2.07.2014

Pet Peeve Rant-Rant-Rant: Reading Isn't Just About Entertainment

2.07.2014
I'm so sorry I haven't been updating like I thought I would lately. Last week Louisiana had a freak "sneaux" storm, which is all well and lovely but, well, it got me quite sick. I spent over 48 hours in bed reading. That sounds like it would have been a great way to spend an unexpected stretch of days, but it wasn't really. I was feeling miserable and uncomfortable, and being bed ridden there wasn't anything else I could do. So suffice it to say, I'm on a reading fast for a little while. I'm picking up other things I should have been doing when I was actually But even though I'm on a break from books, I miss them. This may be hard for some people to understand - I've had this conversation before with friends - but my love for reading runs so deeply, I don't see it as simply entertainment. It's difficult to explain, but in this post I'm going to try to.

For a great many people, reading is just a hobby. It's something you pick up to do when you have a scrap of time on your hands that needs some filling. It's something you might do to stave off boredom. I don't think this is wrong or bad, per say. You may be as passionate about movies or video games as I am about reading, and I can't sit still through a movie (even in a dark room) and video games don't hold my interest for very long. To me video games and movies are entertainment - it's a thing I'll pick up when nothing else interests me, just as books might be for you.
But books are more than entertainment for me. It's not just a medium to tell a story through. It is my passion. It's what feeds my imagination, it's a vein to mine for "truth." All I know is that I'm searching for something, and I never know what it is until I read about it in a book. It's like this: have you ever been thrifting? You don't go to a flea market or thrift store with anything more than a $20 bill in your pocket (like the in the Macklemore song) and though you may go in hoping to find some kind of small table to fill a corner, but what you go home with is something far more treasured - an old upright piano, a new wardrobe, an old toy you begged and begged your parents for, but got lost in your memory. That's what reading does for me - I call it "dropping a Truth bomb." Sometimes I'll read some ditsy novel and an author will write a line what was so unexpected, but so beautiful and profound that I have to put the book down and go out for fresh air. I'll read a line from that dead stack of paper and ink that will remind me not just why I'm alive, but that I am alive - that I'm human, and I'm not alone. Video games don't give me that. Movies are closer cousins to books, and even they can't give me that.

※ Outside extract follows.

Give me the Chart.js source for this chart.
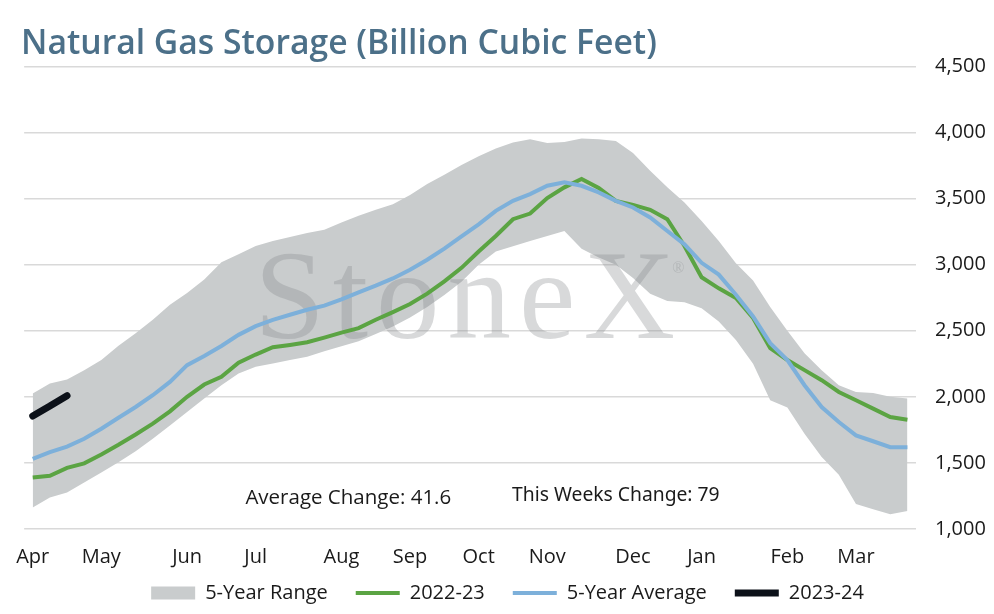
<!DOCTYPE html>
<html>
<head>
<meta charset="utf-8">
<script src="https://cdn.jsdelivr.net/npm/chart.js@4.4.0/dist/chart.umd.min.js"></script>
<style>
  html, body { margin: 0; padding: 0; background: #fff; }
  #wrap { width: 994px; height: 614px; position: relative; }
</style>
</head>
<body>
<div id="wrap"><canvas id="myChart"></canvas></div>
<script>
// weekly points, Apr -> Mar
const monthNames = ['Apr', 'May', 'Jun', 'Jul', 'Aug', 'Sep', 'Oct', 'Nov', 'Dec', 'Jan', 'Feb', 'Mar'];
const monthWeek = [0, 4, 9, 13, 18, 22, 26, 30, 35, 39, 44, 48];
const weekCount = 52;

const rangeLow = [
  1162, 1238, 1276, 1352, 1428, 1505, 1588, 1683, 1784, 1885, 1987, 2088, 2177,
  2228, 2253, 2278, 2304, 2345, 2382, 2420, 2475, 2532, 2600, 2680, 2770, 2870,
  3000, 3100, 3140, 3180, 3217, 3255, 3120, 3055, 3000, 2900, 2780, 2725, 2715,
  2670, 2570, 2430, 2250, 1975, 1920, 1720, 1545, 1410, 1190, 1150, 1112, 1137,
];
const rangeHigh = [
  2025, 2101, 2132, 2202, 2278, 2387, 2481, 2583, 2697, 2786, 2887, 3019, 3078,
  3141, 3180, 3210, 3240, 3265, 3320, 3370, 3415, 3458, 3527, 3610, 3680, 3755,
  3820, 3880, 3925, 3950, 3920, 3928, 3955, 3950, 3935, 3845, 3710, 3585, 3470,
  3330, 3180, 3010, 2880, 2680, 2500, 2330, 2202, 2088, 2037, 2030, 2000, 1987,
];
const season2223 = [
  1390, 1403, 1462, 1497, 1563, 1637, 1715, 1797, 1890, 2000, 2093, 2152, 2258,
  2320, 2375, 2393, 2413, 2448, 2486, 2520, 2583, 2641, 2702, 2781, 2874, 2976,
  3100, 3217, 3344, 3387, 3504, 3585, 3648, 3580, 3483, 3453, 3415, 3344, 3141,
  2905, 2821, 2748, 2596, 2368, 2278, 2202, 2126, 2037, 1974, 1911, 1847, 1827,
];
const fiveYearAvg = [
  1530, 1581, 1624, 1683, 1759, 1842, 1923, 2012, 2113, 2240, 2309, 2385, 2469,
  2535, 2583, 2621, 2659, 2690, 2737, 2790, 2841, 2896, 2962, 3037, 3122, 3214,
  3305, 3407, 3483, 3534, 3597, 3623, 3597, 3547, 3483, 3433, 3357, 3255, 3154,
  3014, 2925, 2773, 2608, 2406, 2278, 2088, 1923, 1809, 1708, 1664, 1619, 1619,
];
const season2324 = [1855, 1930, 2009];

const avgChange = 'Average Change: 41.6';
const weekChange = 'This Weeks Change: 79';

const labels = [];
for (let i = 0; i < weekCount; i++) {
  const m = monthWeek.indexOf(i);
  labels.push(m >= 0 ? monthNames[m] : '');
}

const fontMain = '"Open Sans", "Noto Sans", sans-serif';
const legendSquash = 29;
const legendLift = 30;

// watermark sits on top of the range band, under the lines
const watermark = {
  id: 'watermark',
  afterDatasetDraw(chart, args) {
    if (args.index !== 1) return;
    const { ctx, chartArea } = chart;
    ctx.save();
    ctx.fillStyle = 'rgba(135, 138, 140, 0.32)';
    ctx.font = '127px "Liberation Serif", "DejaVu Serif", serif';
    ctx.letterSpacing = '8px';
    ctx.textAlign = 'left';
    ctx.textBaseline = 'alphabetic';
    ctx.fillText('StoneX', chartArea.left + 230, chartArea.top + 272);
    ctx.letterSpacing = '0px';
    ctx.font = '16px "Liberation Serif", serif';
    ctx.fillText('®', chartArea.left + 648, chartArea.top + 207);
    ctx.restore();
  },
};

const notes = {
  id: 'notes',
  afterDatasetsDraw(chart) {
    const { ctx, scales } = chart;
    ctx.save();
    ctx.fillStyle = '#1a1a1a';
    ctx.textAlign = 'center';
    ctx.textBaseline = 'middle';
    ctx.font = '20.5px ' + fontMain;
    ctx.fillText(avgChange, scales.x.getPixelForValue(18.4), scales.y.getPixelForValue(1235));
    ctx.font = '19.3px "Noto Sans", sans-serif';
    ctx.fillText(weekChange, scales.x.getPixelForValue(34.0), scales.y.getPixelForValue(1250));
    ctx.restore();
  },
};

// legend overlaps the space under the month labels, like the original
const legendPlace = {
  id: 'legendPlace',
  beforeLayout(chart) {
    const lg = chart.legend;
    if (lg && !lg._squashed) {
      const fit = lg.fit.bind(lg);
      lg.fit = () => {
        fit();
        lg.height -= legendSquash;
      };
      lg._squashed = true;
    }
  },
  afterLayout(chart) {
    chart.legend.top -= legendLift;
  },
};

const charts = document.getElementById('myChart');
new Chart(charts, {
  type: 'line',
  data: {
    labels,
    datasets: [
      {
        label: 'low',
        data: rangeLow,
        borderWidth: 0,
        pointRadius: 0,
        fill: false,
        order: 10,
      },
      {
        label: '5-Year Range',
        data: rangeHigh,
        borderWidth: 0,
        borderColor: '#c9cccd',
        backgroundColor: '#c9cccd',
        pointRadius: 0,
        pointStyle: 'rect',
        fill: '-1',
        order: 9,
      },
      {
        label: '2022-23',
        data: season2223,
        borderColor: '#5ba443',
        backgroundColor: '#5ba443',
        borderWidth: 4,
        pointRadius: 0,
        pointStyle: 'line',
        fill: false,
        order: 3,
      },
      {
        label: '5-Year Average',
        data: fiveYearAvg,
        borderColor: '#7db0da',
        backgroundColor: '#7db0da',
        borderWidth: 4,
        pointRadius: 0,
        pointStyle: 'line',
        fill: false,
        order: 2,
      },
      {
        label: '2023-24',
        data: season2324,
        borderColor: '#0c1119',
        backgroundColor: '#0c1119',
        borderWidth: 7,
        borderCapStyle: 'round',
        pointRadius: 0,
        pointStyle: 'line',
        fill: false,
        order: 1,
      },
    ],
  },
  options: {
    responsive: true,
    maintainAspectRatio: false,
    animation: false,
    events: [],
    layout: { padding: { left: 21, right: 0, top: 0, bottom: 0 } },
    plugins: {
      title: {
        display: true,
        text: 'Natural Gas Storage (Billion Cubic Feet)',
        align: 'start',
        color: '#4c7089',
        font: { family: fontMain, size: 33.7, weight: '600' },
        padding: { top: 24, bottom: 2 },
      },
      legend: {
        position: 'bottom',
        labels: {
          usePointStyle: true,
          pointStyleWidth: 44,
          boxHeight: 13,
          padding: 28,
          color: '#1a1a1a',
          font: { family: fontMain, size: 20 },
          filter: (item) => item.text !== 'low',
          sort: (a, b) => a.datasetIndex - b.datasetIndex,
        },
      },
      tooltip: { enabled: false },
    },
    scales: {
      x: {
        type: 'category',
        offset: true,
        grid: { display: false, drawTicks: false },
        border: { display: false },
        ticks: {
          autoSkip: false,
          maxRotation: 0,
          padding: 16,
          color: '#1a1a1a',
          font: { family: fontMain, size: 20 },
        },
      },
      y: {
        position: 'right',
        min: 1000,
        max: 4500,
        afterFit: (scale) => { scale.width = 78; },
        grid: { color: '#d9d9d9', lineWidth: 1.5, drawTicks: false },
        border: { display: false },
        ticks: {
          stepSize: 500,
          padding: 19,
          color: '#1a1a1a',
          font: { family: fontMain, size: 20 },
          callback: (v) => v.toLocaleString('en-US'),
        },
      },
    },
  },
  plugins: [watermark, notes, legendPlace],
});
</script>
</body>
</html>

Besides this, movies and video games are visual, and as an artist I should appreciate this - but I'm also stubborn and instead I see them as other artists trying to TELL me how things are supposed to look. And I do not appreciate this. My imagination is fertile enough - I can take the bare bones of what the writers give me and build the world in my mind from there. (Perhaps I should be adapting and directing movies instead?) But there are some times when I depend on others to help me out - sci-fi and fantasy for example. I think this is because there are no set rules. I can't read Discworld and expect it to match the universe of Hitch Hiker's Guide, or something similar. This may not be hard to do with practice, but sci-fi isn't my go-to genre if we're being honest. I do appreciate someone else helping me along with the visuals in this case. For example, when my brother and I were reading The Da Vinci Code for the first time, he insisted on me reading the illustrated version - because it would be too confusing any other way. I was offended that he thought I was that stupid, that I needed visual footnotes to make my way through what is in reality an easily read novel. But my brother really doesn't read very much, he watches a lot of TV and movies and "video games are his books." In other words, my brother is like a lot of people in that reading just doesn't click for him. That doesn't mean I think he's stupid and hopeless (I do, actually, but not for this reason. ...exclusively). I just think he can't possibly understand it unless he practices at it enough to change his mind, if he were open to it.
The real problem is that many people aren't open to it. That they are somehow superior to you for never having read a book in their life. How sad. Oh, but that is a rant for another day.